Lo mejor que puedes hacer con tu vida (México-Alemania), de Zita Erffa. Documental que explora el conflicto íntimo de la directora ante la decisión de su hermano menor de unirse a los Legionarios de Cristo. Film catártico, muy bien realizado, que no obstante se percibe frío, distante. A pesar de ello, nunca deja de ser interesante; pero su mirada termina por ser limitada, al no ahondar justo en lo que es contexto de todo el texto: los Legionarios de Cristo como institución.
Wiñaypacha (Eternidad; Perú), de Oscar Catacora. Un matrimonio de octogenarios vive totalmente solo, en las más precarias condiciones, en la cordillera peruana, a 5 mil metros de altura. Tras una serie de tragedias, y mientras el fin se acerca, su único deseo es recibir una última visita de su hijo ausente. Película emotiva, triste, angustiosa, hermosísima, sobre subsistir (sin reclamos mayores) en total armonía con tus raíces ancestrales: familia, religión, naturaleza, tradiciones; algo –sí– en extinción. Totalmente hablada en lengua aymara.
Ciudades fantasmas (Brasil), de Tyrell Spencer. Documental construido como una forma de establecer vínculos (recurrencias) entre los pueblos latinoamericanos, a través de una mirada a diferentes tragedias que literalmente extinguieron las vidas y convivencia de cuatro comunidades en Chile, Brasil, Colombia y Argentina. A pesar de carecer de una bisagra dramática más puntual para unir sus historias, es este un empeño sólido, de suficientes méritos, hecho con genuino corazón.

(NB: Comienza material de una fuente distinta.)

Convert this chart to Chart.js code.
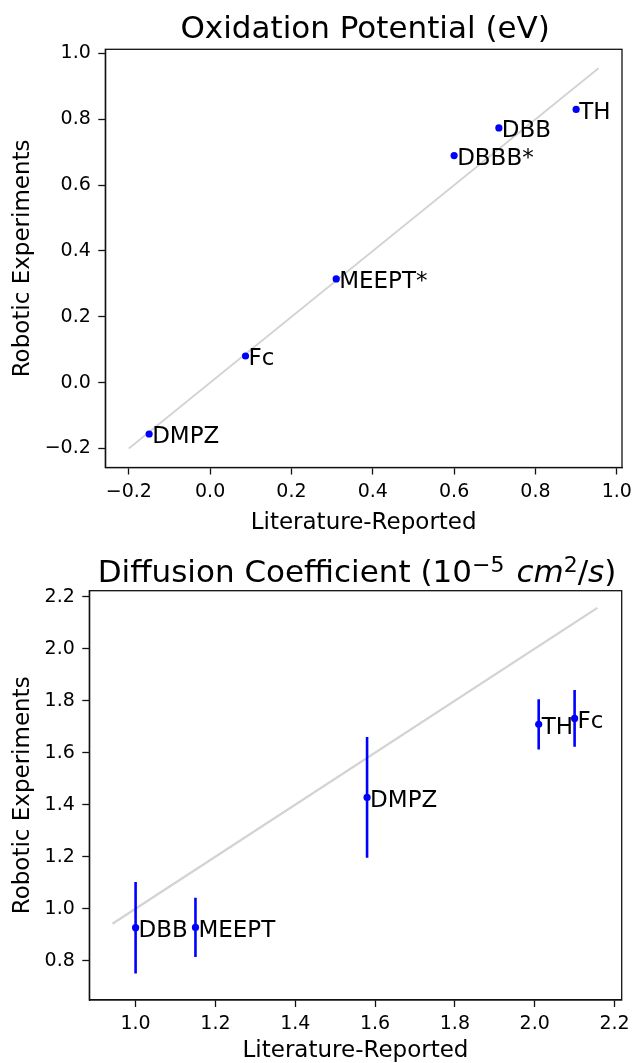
<!DOCTYPE html>
<html>
<head>
<meta charset="utf-8">
<script src="https://cdn.jsdelivr.net/npm/chart.js@4/dist/chart.umd.min.js"></script>
<style>
  html, body { margin: 0; padding: 0; background: #fff; overflow: hidden; }
  canvas { position: absolute; left: 0; }
  #c1 { top: 0; }
  #c2 { top: 540px; }
</style>
</head>
<body>
<canvas id="c1" width="632" height="540"></canvas>
<canvas id="c2" width="632" height="523"></canvas>
<script>
// ---------- Data: Oxidation Potential ----------
const oxNames  = ['DMPZ', 'Fc', 'MEEPT*', 'DBBB*', 'DBB', 'TH'];
const oxLit    = [-0.15, 0.087, 0.31, 0.60, 0.71, 0.90];
const oxRobot  = [-0.156, 0.081, 0.315, 0.690, 0.774, 0.830];
const oxLine   = [-0.2, 0.955];
const oxTicks  = [-0.2, 0.0, 0.2, 0.4, 0.6, 0.8, 1.0];

// ---------- Data: Diffusion Coefficient ----------
const difNames = ['DBB', 'MEEPT', 'DMPZ', 'TH', 'Fc'];
const difLit   = [1.00, 1.15, 1.58, 2.01, 2.10];
const difRobot = [0.927, 0.928, 1.428, 1.709, 1.732];
const difErr   = [0.176, 0.114, 0.232, 0.097, 0.109];
const difLine  = [0.942, 2.157];
const difXTicks = [1.0, 1.2, 1.4, 1.6, 1.8, 2.0, 2.2];
const difYTicks = [0.8, 1.0, 1.2, 1.4, 1.6, 1.8, 2.0, 2.2];

const FONT = 'DejaVu Sans';
const BLUE = '#0000ff';

function fmt(v) {
  if (Math.abs(v) < 1e-9) return '0.0';
  return (v < 0 ? '\u2212' : '') + Math.abs(v).toFixed(1);
}

const framePlugin = {
  id: 'frame',
  afterDatasetsDraw(chart) {
    const a = chart.chartArea, ctx = chart.ctx;
    ctx.save();
    ctx.strokeStyle = '#111';
    ctx.lineWidth = 1.3;
    ctx.strokeRect(a.left, a.top, a.right - a.left, a.bottom - a.top);
    ctx.restore();
  }
};

function labelPlugin(names, xs, ys) {
  return {
    id: 'pointLabels',
    afterDatasetsDraw(chart) {
      const ctx = chart.ctx, sx = chart.scales.x, sy = chart.scales.y;
      ctx.save();
      ctx.font = '23px "' + FONT + '"';
      ctx.fillStyle = '#000';
      ctx.textAlign = 'left';
      ctx.textBaseline = 'alphabetic';
      names.forEach((n, i) => {
        const px = sx.getPixelForValue(xs[i]) + 3;
        const py = sy.getPixelForValue(ys[i]) + 23 * 0.365 + 1;
        ctx.fillText(n, px, py);
      });
      ctx.restore();
    }
  };
}

function titlePlugin(segments, baseline) {
  return {
    id: 'richTitle',
    afterDraw(chart) {
      const ctx = chart.ctx, a = chart.chartArea;
      ctx.save();
      ctx.fillStyle = '#000';
      ctx.textBaseline = 'alphabetic';
      ctx.textAlign = 'left';
      let total = 0;
      segments.forEach(s => {
        ctx.font = (s.italic ? 'italic ' : '') + s.size + 'px "' + FONT + '"';
        s.w = ctx.measureText(s.text).width;
        total += s.w + (s.gap || 0);
      });
      let x = (a.left + a.right) / 2 - total / 2 + 1.5;
      segments.forEach(s => {
        ctx.font = (s.italic ? 'italic ' : '') + s.size + 'px "' + FONT + '"';
        ctx.fillText(s.text, x, baseline - (s.rise || 0));
        x += s.w + (s.gap || 0);
      });
      ctx.restore();
    }
  };
}

function axisOpts(min, max, ticksArr, isY, width, titleText, titlePad, titleLH) {
  return {
    type: 'linear',
    min: min, max: max,
    afterBuildTicks(scale) { scale.ticks = ticksArr.map(v => ({ value: v })); },
    afterFit(scale) {
      if (isY) { scale.width = width; scale.paddingTop = 0; scale.paddingBottom = 0; }
      else { scale.height = width; scale.paddingLeft = 0; scale.paddingRight = 0; }
    },
    grid: { display: true, drawOnChartArea: false, drawTicks: true, tickLength: 7, tickColor: '#111', tickWidth: 1.3 },
    border: { display: true, color: '#111', width: 1.3 },
    ticks: {
      autoSkip: false, maxRotation: 0, minRotation: 0,
      padding: isY ? 7.5 : 6,
      color: '#000',
      font: { family: FONT, size: 19 },
      callback: v => fmt(v)
    },
    title: {
      display: true, text: titleText, color: '#000',
      font: { family: FONT, size: 23, lineHeight: titleLH },
      padding: titlePad
    }
  };
}

// ---------- Chart 1 ----------
new Chart(document.getElementById('c1'), {
  type: 'scatter',
  data: {
    datasets: [
      { data: oxLit.map((x, i) => ({ x: x, y: oxRobot[i] })), backgroundColor: BLUE, borderWidth: 0, pointRadius: 3.6 },
      { data: oxLine.map(v => ({ x: v, y: v })), showLine: true, borderColor: '#d3d3d3', borderWidth: 1.8, pointRadius: 0 }
    ]
  },
  options: {
    responsive: false, animation: false, devicePixelRatio: 1,
    layout: { padding: { top: 49.3, left: 0, right: 10, bottom: 0 } },
    plugins: { legend: { display: false }, tooltip: { enabled: false }, title: { display: false } },
    scales: {
      x: axisOpts(-0.2578, 1.0128, oxTicks, false, 72.5, 'Literature-Reported', { top: 0, bottom: 3.2 }, 1.2),
      y: axisOpts(-0.2578, 1.0128, oxTicks, true, 105.3, 'Robotic Experiments', { top: 9, bottom: 0 }, 1.2)
    }
  },
  plugins: [framePlugin, labelPlugin(oxNames, oxLit, oxRobot),
    titlePlugin([{ text: 'Oxidation Potential (eV)', size: 31 }], 38)]
});

// ---------- Chart 2 ----------
const errSets = difLit.map((x, i) => ({
  data: [{ x: x, y: difRobot[i] - difErr[i] }, { x: x, y: difRobot[i] + difErr[i] }],
  showLine: true, borderColor: BLUE, borderWidth: 2.6, pointRadius: 0, borderCapStyle: 'butt'
}));

new Chart(document.getElementById('c2'), {
  type: 'scatter',
  data: {
    datasets: [
      { data: difLit.map((x, i) => ({ x: x, y: difRobot[i] })), backgroundColor: BLUE, borderWidth: 0, pointRadius: 3.6 },
      ...errSets,
      { data: difLine.map(v => ({ x: v, y: v })), showLine: true, borderColor: '#d3d3d3', borderWidth: 2.3, pointRadius: 0 }
    ]
  },
  options: {
    responsive: false, animation: false, devicePixelRatio: 1,
    layout: { padding: { top: 50.7, left: 0, right: 10.3, bottom: 0 } },
    plugins: { legend: { display: false }, tooltip: { enabled: false }, title: { display: false } },
    scales: {
      x: axisOpts(0.884, 2.218, difXTicks, false, 63, 'Literature-Reported', { top: 0, bottom: 0.5 }, 1.0),
      y: axisOpts(0.649, 2.223, difYTicks, true, 89.3, 'Robotic Experiments', { top: 9, bottom: 0 }, 1.2)
    }
  },
  plugins: [framePlugin, labelPlugin(difNames, difLit, difRobot),
    titlePlugin([
      { text: 'Diffusion Coefficient (10', size: 31 },
      { text: '\u22125', size: 22, rise: 10, gap: 12 },
      { text: 'cm', size: 31, italic: true },
      { text: '2', size: 22, rise: 10 },
      { text: '/', size: 31 },
      { text: 's', size: 31, italic: true },
      { text: ')', size: 31 }
    ], 42.4)]
});
</script>
</body>
</html>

Donde se quedan las cosas (México), de Daniela Silva Solórzano. Documental en torno al paleontólogo jalisciense Federico Solórzano Barreto, nucleado en el redescubrirlo de su nieta –la directora del film– desde el vehículo de su desbordada colección de cientos de miles de piezas (rocas, huesos, figuras, objetos, todo). Un testimonio indudablemente sorprendente, pero de resultado más bien íntimo, acotado, sin la resonancia mayor esperada.
Robar a Rodin (Chile), de Cristóbal Valenzuela Berrios. Documental que detona del robo –en Chile, 2005– de El torso de Adele, de Auguste Rodin, por parte de un joven estudiante de arte. Lo insólito no sólo fue lo fácil del robo, sino su argumento justificante en tribunales: haberlo cometido “como parte de un proyecto artístico” para demostrar las encrucijadas de la presencia/ausencia del arte (o algo así). Film de indudables méritos, pero con subrayados que sobran: lo alargan de más y distraen de su núcleo y conclusiones.